Machine Learning-powered Pricing of the Multidimensional Passport Option

TL;DR

This paper develops a discrete-time solution for multidimensional Black-Scholes markets and introduces machine learning methods, including deep reinforcement learning, to price complex options like the passport option in multi-asset settings.

Contribution

It provides the first discrete-time solution for multi-dimensional uncorrelated Black-Scholes markets and introduces novel machine learning approaches for pricing multidimensional options.

Findings

Successful pricing of passport options in uncorrelated Black-Scholes markets.

Demonstrated effectiveness of machine learning methods for multidimensional option pricing.
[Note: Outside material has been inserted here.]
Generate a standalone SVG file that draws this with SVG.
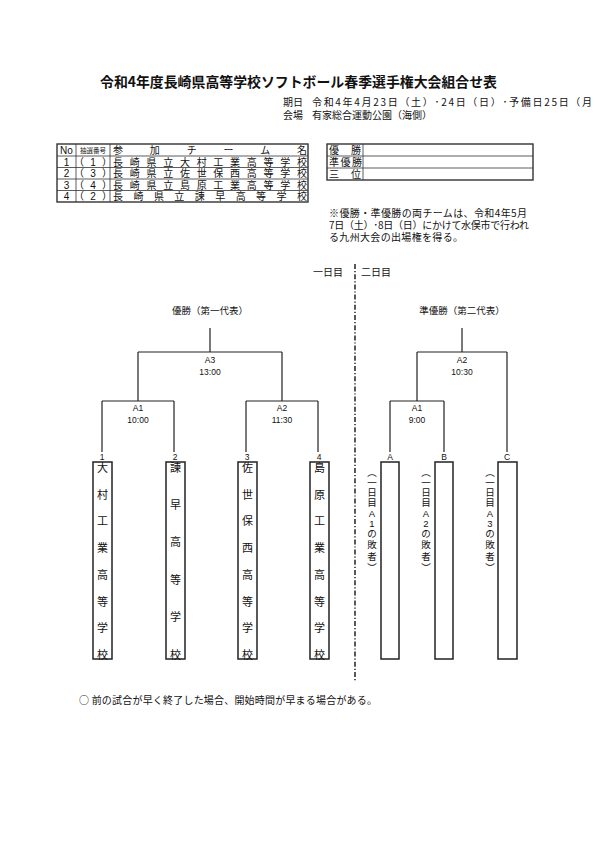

Extended pricing techniques to multi-asset, multi-dimensional market models.

Abstract

Introduced in the late 90s, the passport option gives its holder the right to trade in a market and receive any positive gain in the resulting traded account at maturity. Pricing the option amounts to solving a stochastic control problem that for $d>1$ risky assets remains an open problem. Even in a correlated Black-Scholes (BS) market with $d=2$ risky assets, no optimal trading strategy has been derived in closed form. In this paper, we derive a discrete-time solution for multi-dimensional BS markets with uncorrelated assets. Moreover, inspired by the success of deep reinforcement learning in, e.g., board games, we propose two machine learning-powered approaches to pricing general options on a portfolio value in general markets. These approaches prove to be successful for pricing the passport option in one-dimensional and multi-dimensional uncorrelated BS markets.